Let’s face it, if there was never a spill, a broken bottle, server impropriety with reusing the same check for multiple customers, mis-rang orders on the POS and all pours were at the perfect level, then we would have nothing to worry about. Two techniques I have seen are requiring all liquors to be poured into a “jigger” or shot glass before being mixed into a drink and also measured pourer caps that are designed to deliver the perfect amount of alcohol into a mixed drink. Both of ideas have merit and can work but many times frustrate bartenders and interrupt service flow.

Another idea is to build a requisition system that unifies the counting of product, which typically already takes place for inventory reasons, with the time proven calculation of beginning product – sales + purchases = ending inventory. Well when product is counted at the end it should = the previous calculation without variation. The variance in this method or how much extra or missing product is calculated will identify the degree of the problem. Let’s take a look at Wine poured by the glass.

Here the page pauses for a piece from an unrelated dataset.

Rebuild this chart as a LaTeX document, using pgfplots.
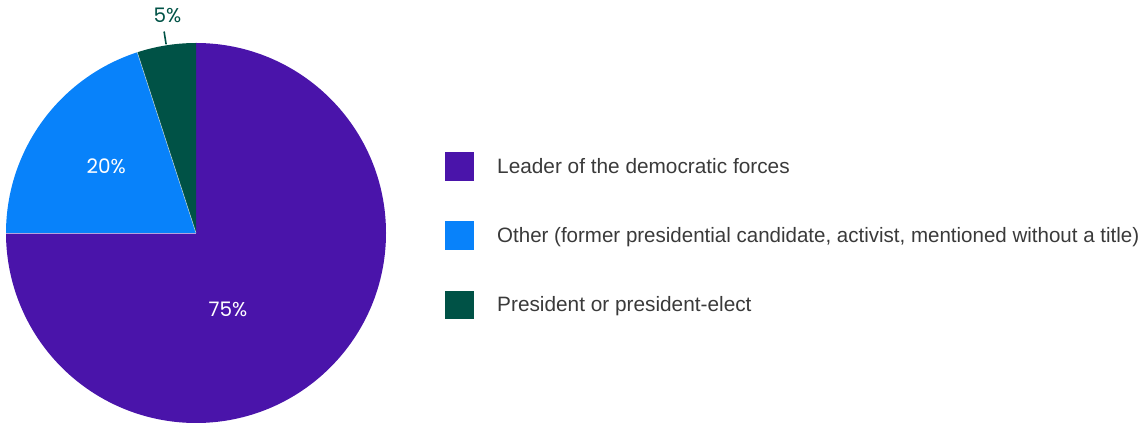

Each bottle of wine has a measure, a 750 ml is roughly 25.4 ounces. So depending on your pour level you can determine how many glasses you can serve out of that bottle of wine. Lets say your pour level is 7 ounces per glass. (25.4 / 7 = 3.63) which says you will serve 3.63 glasses of wine per bottle purchased.

Next comes your sales from your Point of Sale (Aloha, Digital Dining, Micros, Restaurant Manager or Revention to name a few). For the time period of counting, pull the number of glasses sold for each wine poured by the glass. If you sold 50 glasses of House Cabernet at a predetermined 7 ounce pour than you sold (50 x 7 = 350) ounces of Cabernet. Well 350 ounces sold divided by 25.4 ounces per bottle yields = 13.78 bottles of Cabernet that were sold. So you can now calculate your beginning # of bottles – 13.78 (# sold) + purchases = ending inventory. Since you count the ending inventory simple compare what you should have on hand to what you actually have on hand. I have personally implemented this into a restaurant with high volume wine sales and they typically have a variance of +/- 1 bottle of wine out of 950 glasses of wine poured and sold.

When you pay attention to alcohol, the bartenders will follow suit. This also provides an ample opportunity to create a game for your bartenders. Depending on an acceptable variance you as a manager or owner determines you can reward or discipline your bartenders based on their performance and adherence to your controls.